7 Things Evangelicals Can Learn from the Liturgical Church

Why do evangelicals ignore ancient church history? Why do nondenominational churches reject liturgy? Why is there such a gap between American evangelicalism and global Christianity? //
7 Things Evangelicals Can Learn from the Liturgical Church
When I was rebranding this blog, I wanted to include the term “liturgy” in my tag line. But my multi-faith writers’ group quickly said no. Liturgy, they said, was synonymous with Catholicism. I countered liturgy simply meant “the work of the people”, as in

  • our habits,
  • the intentional environment we create,
  • our patterns, and
  • the way we worship through the consistent choices we make daily.

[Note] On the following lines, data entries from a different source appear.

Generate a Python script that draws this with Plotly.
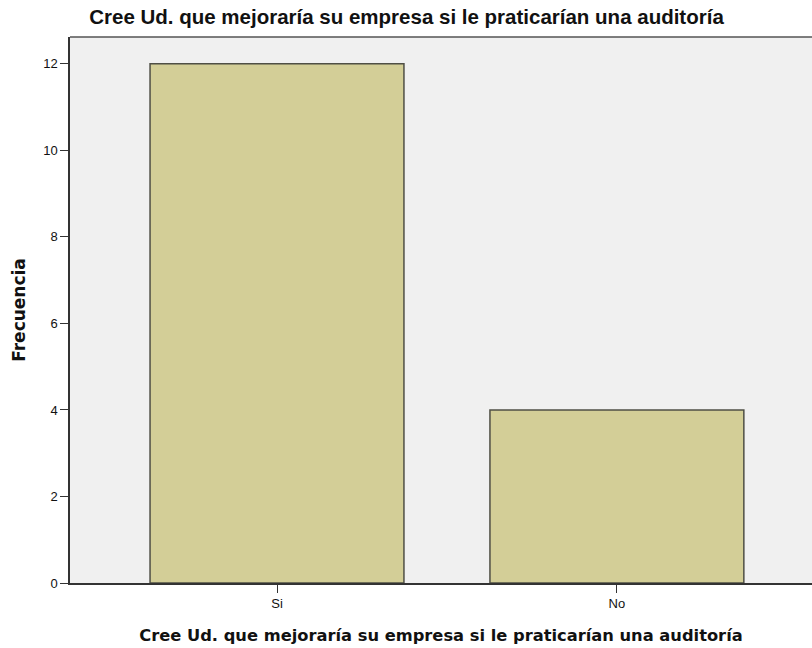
import plotly.graph_objects as go

categories = ["Si", "No"]
frecuencia = [12, 4]
y_ticks = [0, 2, 4, 6, 8, 10, 12]

title_text = "Cree Ud. que mejoraría su empresa si le praticarían una auditoría"

fig = go.Figure()
fig.add_trace(go.Bar(
    x=categories, y=frecuencia, width=0.747,
    marker=dict(color="#D3CE97", line=dict(color="#4f4f45", width=1.5)),
    hoverinfo="skip",
))

W, H = 812, 648
left, right, top, bottom = 70, 812, 37, 583
fig.update_layout(
    width=W, height=H,
    margin=dict(l=left, r=W - right, t=top, b=H - bottom, pad=0),
    paper_bgcolor="white",
    plot_bgcolor="#F0F0F0",
    showlegend=False,
    font=dict(family="Liberation Sans, Arial, sans-serif", color="#000"),
    title=dict(text=title_text, x=406.5 / W, xanchor="center", y=1 - 17 / H, yanchor="middle",
               font=dict(size=20.5, family="Liberation Sans, Arial, sans-serif", color="#111", weight="bold")),
    xaxis=dict(
        automargin=False,
        range=[-0.609, 1.574],
        showline=True, linecolor="#333", linewidth=1.5,
        ticks="outside", ticklen=8, tickcolor="#333", tickwidth=1,
        ticklabelstandoff=0,
        tickfont=dict(size=13, color="#111"),
        showgrid=False, zeroline=False, fixedrange=True,
        title=dict(text=title_text, standoff=19,
                   font=dict(size=16.3, family="DejaVu Sans, Verdana, sans-serif", color="#111", weight="bold")),
    ),
    yaxis=dict(
        automargin=False,
        range=[0, 12.62],
        tickvals=y_ticks,
        showline=True, linecolor="#333", linewidth=1.5,
        ticks="outside", ticklen=8, tickcolor="#333", tickwidth=1,
        tickfont=dict(size=13, color="#111"),
        showgrid=False, zeroline=False, fixedrange=True,
        title=dict(text="Frecuencia", standoff=13,
                   font=dict(size=17, family="DejaVu Sans, Verdana, sans-serif", color="#111", weight="bold")),
    ),
)
fig.add_shape(type="line", xref="paper", yref="paper", x0=0, x1=1, y0=1, y1=1,
              line=dict(color="#555", width=1.5))

fig.write_html("out.html", config={"displayModeBar": False},
               post_script="document.body.style.margin='0';document.body.style.overflow='hidden';")
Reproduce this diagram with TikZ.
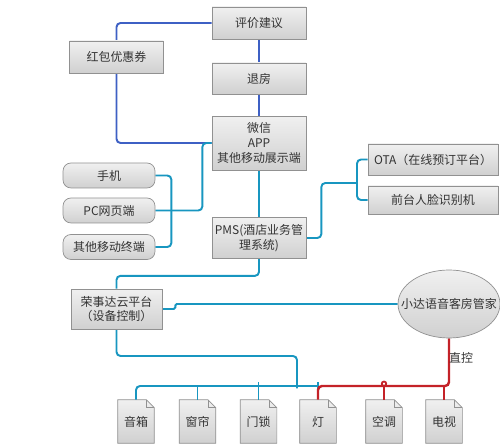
\documentclass[tikz,border=0pt]{standalone}
\usepackage{fontspec}
\setmainfont{Noto Sans CJK SC}
\usetikzlibrary{shapes.geometric,backgrounds}

\definecolor{linkblue}{RGB}{62,96,196}
\definecolor{linkteal}{RGB}{24,150,192}
\definecolor{linkred}{RGB}{196,34,40}
\definecolor{boxedge}{RGB}{145,145,145}
\definecolor{inktext}{RGB}{51,51,51}
\definecolor{shadetop}{RGB}{240,240,240}
\definecolor{shadebot}{RGB}{208,208,208}

\tikzset{
  box/.style={draw=boxedge, top color=shadetop, bottom color=shadebot, minimum width=1.88cm,
    minimum height=0.64cm, align=center, inner sep=1pt, text=inktext,
    font=\fontsize{6.8}{8.4}\selectfont},
  termbox/.style={box, rounded corners=0.16cm, minimum width=1.84cm, minimum height=0.5cm},
  voicebox/.style={ellipse, draw=boxedge, top color=shadetop, bottom color=shadebot, inner sep=0pt,
    minimum width=2.04cm, minimum height=1.36cm},
  docbox/.style={minimum width=0.72cm, minimum height=0.86cm, inner sep=0pt, text=inktext,
    font=\fontsize{6.8}{8.4}\selectfont},
  docsheet/.style={draw=boxedge, top color=shadetop, bottom color=shadebot},
  blueline/.style={draw=linkblue, line width=1.1pt, rounded corners=0.08cm},
  tealline/.style={draw=linkteal, line width=1.1pt, rounded corners=0.08cm},
  redline/.style={draw=linkred, line width=1.4pt, rounded corners=0.08cm}
}

\begin{document}
\begin{tikzpicture}[x=0.02cm,y=-0.02cm]
\useasboundingbox (0,0) rectangle (500,445);

% guest side
\node[box] (eval) at (259,23) {评价建议};
\node[box] (coupon) at (116.5,57) {红包优惠券};
\node[box, minimum height=0.62cm] (checkout) at (259,78.5) {退房};
\node[box, minimum height=1.08cm] (wechat) at (259,143) {微信\\APP\\其他移动展示端};
\node[termbox] (phone) at (109,175.5) {手机};
\node[termbox] (pc) at (109,210.5) {PC网页端};
\node[termbox] (mobile) at (109,247) {其他移动终端};

% hotel side
\node[box, minimum height=0.82cm] (pms) at (259,238) {PMS(酒店业务管\\理系统)};
\node[box, minimum width=2.6cm, minimum height=0.62cm] (ota) at (433,159.5) {OTA（在线预订平台）};
\node[box, minimum width=2.6cm, minimum height=0.56cm] (face) at (433,200) {前台人脸识别机};
\node[box, minimum width=1.82cm, minimum height=0.8cm] (cloud) at (116.5,309) {荣事达云平台\\（设备控制）};
\node[voicebox, label={[text=inktext, font=\fontsize{6.8}{8.4}\selectfont]center:小达语音客房管家}] (voice) at (449,304) {};

% room devices
\node[docbox] (speaker) at (136,421.5) {音箱};
\node[docbox] (curtain) at (197.5,421.5) {窗帘};
\node[docbox] (lock) at (258.5,421.5) {门锁};
\node[docbox] (lamp) at (318,421.5) {灯};
\node[docbox] (aircon) at (384,421.5) {空调};
\node[docbox] (tv) at (444,421.5) {电视};
\node[text=inktext, font=\fontsize{6.8}{8.4}\selectfont] (direct) at (461,358) {直控};

\coordinate (fork) at (357,183);
\coordinate (tap) at (297,356);
\coordinate (busend) at (318,386);

\begin{scope}[on background layer]
\foreach \n in {speaker,curtain,lock,lamp,aircon,tv}{
  \path[docsheet]
    (\n.south west) -- (\n.north west) -- ([xshift=-0.16cm]\n.north east)
    -- ([yshift=-0.16cm]\n.north east) -- (\n.south east) -- cycle;
  \draw[boxedge] ([xshift=-0.16cm]\n.north east) -- ([xshift=-0.16cm,yshift=-0.16cm]\n.north east)
    -- ([yshift=-0.16cm]\n.north east);
}
% feedback loop
\draw[blueline] (eval.west) -| (coupon.north);
\draw[blueline] (coupon.south) |- (wechat.west);
\draw[blueline] (eval.south) -- (checkout.north);
\draw[blueline] (checkout.south) -- (wechat.north);
% terminals
\draw[tealline] (wechat.south) -- (pms.north);
\draw[tealline] (phone.east) -- ++(16,0) |- (mobile.east);
\draw[tealline] (pc.east) -- ++(47,0) |- (wechat.west);
\draw[tealline] (pms.east) -- ++(15,0) |- (fork);
\draw[tealline] (ota.west) -| (fork) |- (face.west);
\draw[tealline] (pms.south) -- ++(0,17) -| (cloud.north);
\draw[tealline, rounded corners=0.03cm] (cloud.east) -- ++(13,0) |- (voice.west);
% device bus
\draw[tealline] (cloud.south) |- (tap) -- ([yshift=-0.05cm]tap |- busend);
\draw[tealline] (speaker.north) |- (busend);
\draw[tealline] ([yshift=0.07cm]busend) -- ([yshift=-0.07cm]busend);
\draw[tealline] (curtain.north) -- (curtain.north |- busend);
\draw[tealline] (lock.north) -- ([yshift=0.07cm]lock.north |- busend);
\draw[redline] (voice.south) |- (busend) -- (lamp.north);
\draw[redline] (aircon.north) -- (aircon.north |- busend);
\draw[linkred, line width=1pt] ([yshift=0.045cm]aircon.north |- busend) circle (0.045cm);
\draw[redline] (tv.north) -- (tv.north |- busend);
\end{scope}
\end{tikzpicture}
\end{document}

Everything we routinely do is our liturgy, I argued. Besides, even in the context of church, Catholics do not own the term. Many Protestant worship services contain liturgical elements. My colleagues dissuaded me. I compromised, concluded I’ve spent too much time reading the dictionary, and went with the word “rhythms” instead.

But the exchange stayed with me, and I haven’t been able to stop asking questions. (I still like the word “liturgy.”) Why do we tend to think liturgy is Catholic? Don’t even the most seeker-friendly emergent evangelical churches practice many repetitive liturgies of their own invention — for example, in the distinct and recognizable way a worship team continues to play chords and pluck guitar strings while the leader transitions from singing to prayer at the end of the first set of songs, every single week?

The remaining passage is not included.